Document Extensions and Resharding

When RavenDB runs resharding to balance the data load between shards, it copies documents from one shard to another and then removes their original copy.

If a change occurs in the original data after some of it was copied to its new location (e.g. a time series has updated entries in the original bucket after its parent document was copied), RavenDB will not remove the original document and its extensions from their original location until the new/modified data is relocated as well.

In all other respects, we handle the original document as if it had already moved, including reading from and writing to only the new document in its new bucket and shard.

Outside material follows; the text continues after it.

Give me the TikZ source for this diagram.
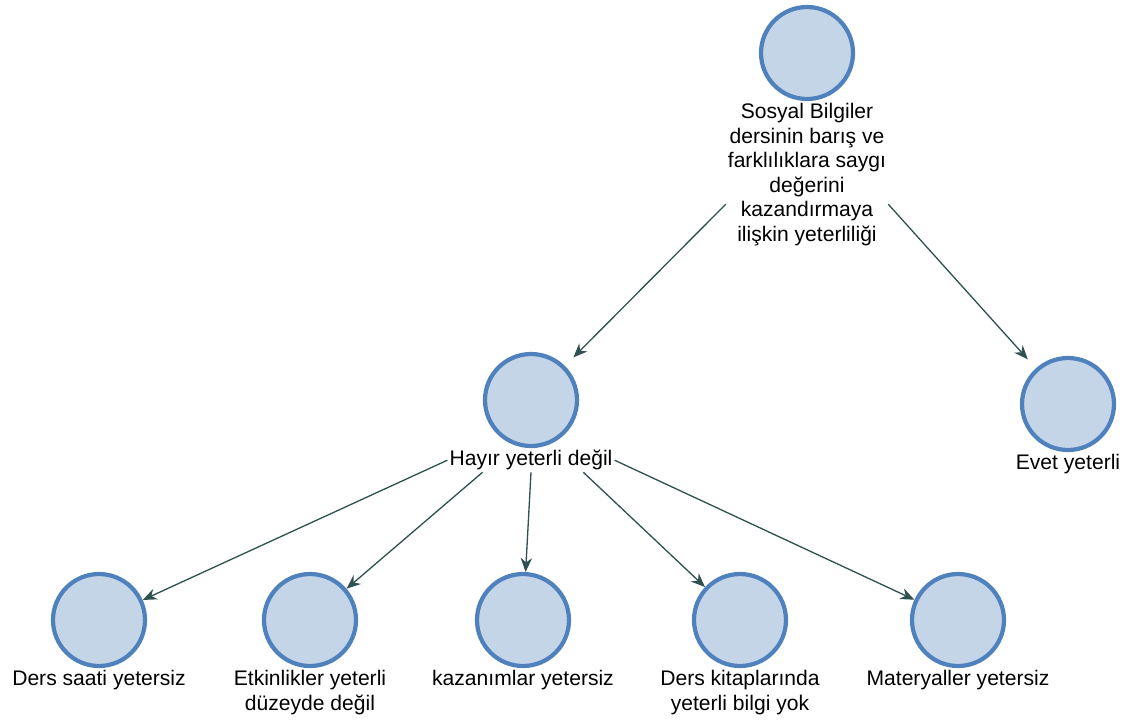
\documentclass[tikz,border=0pt]{standalone}
\usepackage{fontspec}
\setmainfont{Liberation Sans}
\usetikzlibrary{positioning,arrows.meta}

\definecolor{daireCizgi}{RGB}{79,129,189}
\definecolor{daireIc}{RGB}{197,213,232}
\definecolor{okRenk}{RGB}{47,82,80}

\tikzset{
  daire/.style={circle,draw=daireCizgi,fill=daireIc,line width=2.4pt,minimum size=1.84cm,inner sep=0pt},
  etiket/.style={align=center,inner sep=1pt,font=\fontsize{12}{14}\selectfont},
  ok/.style={draw=okRenk,line width=0.75pt,-{Stealth[length=8pt,width=6.5pt]}}
}

\begin{document}
\begin{tikzpicture}[x=0.2mm,y=-0.2mm]
\useasboundingbox (0,0) rectangle (1133,722);

%Daireler
\node[daire] (top) at (807,53) {};
\node[daire] (hayir) at (531,400) {};
\node[daire] (evet) at (1068,404) {};
\node[daire] (saat) at (99,620) {};
\node[daire] (etkinlik) at (310,620) {};
\node[daire] (kazanim) at (523,620) {};
\node[daire] (kitap) at (740,620) {};
\node[daire] (materyal) at (958,620) {};

%Etiketler
\node[etiket,below=0pt of top] (ltop) {Sosyal Bilgiler\\dersinin barış ve\\farklılıklara saygı\\değerini\\kazandırmaya\\ilişkin yeterliliği};
\node[etiket,below=0pt of hayir] (lhayir) {Hayır yeterli değil};
\node[etiket,below=0pt of evet] (levet) {Evet yeterli};
\node[etiket,below=0pt of saat] (lsaat) {Ders saati yetersiz};
\node[etiket,below=0pt of etkinlik] (letkinlik) {Etkinlikler yeterli\\düzeyde değil};
\node[etiket,below=0pt of kazanim] (lkazanim) {kazanımlar yetersiz};
\node[etiket,below=0pt of kitap] (lkitap) {Ders kitaplarında\\yeterli bilgi yok};
\node[etiket,below=0pt of materyal] (lmateryal) {Materyaller yetersiz};

%Oklar
\draw[ok,shorten >=2.4mm] (ltop.200) -- (hayir);
\draw[ok,shorten >=2.4mm] (ltop.-20) -- (evet);
\draw[ok] (lhayir.west) -- (saat);
\draw[ok] (lhayir.194) -- (etkinlik);
\draw[ok] (lhayir.south) -- (kazanim);
\draw[ok] (lhayir.-13) -- (kitap);
\draw[ok] (lhayir.east) -- (materyal);

\end{tikzpicture}
\end{document}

Precautions and Recommendations

Precautions

The main contribution of sharded databases is their ability to manage huge volumes of data efficiently by serving it from multiple shards.
We should take extra care, then, to help the database maintain its ability to divide the data between shards.
The following points relate to this issue.

  • Time Series
    Some time series can get very large. As they reside in a single bucket with their parent document, they cannot be spread between shards and may become hard to manage and use.
    We recommend keeping the number of time series added to each document fairly small, and using practices such as rollup and retention.

  • Revisions
    Revisions may accumulate in a large database, especially in an environment of rapid document modification. We can, however, create a revisions configuration that would take this into account, limit revisions quantity by number and age, and automatically remove those that are no longer needed.

  • Attachments
    Remain aware of the size and amount of attachments in your database as well, and try to avoid adding many or oversized attachments to the same document, especially as a recurring method.

  • Counters
    Counters are tiny entities, that weigh much less on the system than time series, revisions, or attachments. It is, however, recommended to keep an eye on them as well, to make sure they are not used in quantities that do pose a problem.

Recommendations

  • While planning our data model, we should prefer a larger amount of smaller documents over a smaller amount of heavier documents that are harder to relocate and balance.

  • As explained above, we should limit the size and amount of document extensions and spread them among many documents. Where possible, we can use wise features like time series rollups to summarize a large amount of data using a tiny amount of space.

  • It takes longer to retrieve related documents (and their extensions) when they are stored on different shards. To accelerate such operations, we can store related documents in the same bucket in advance.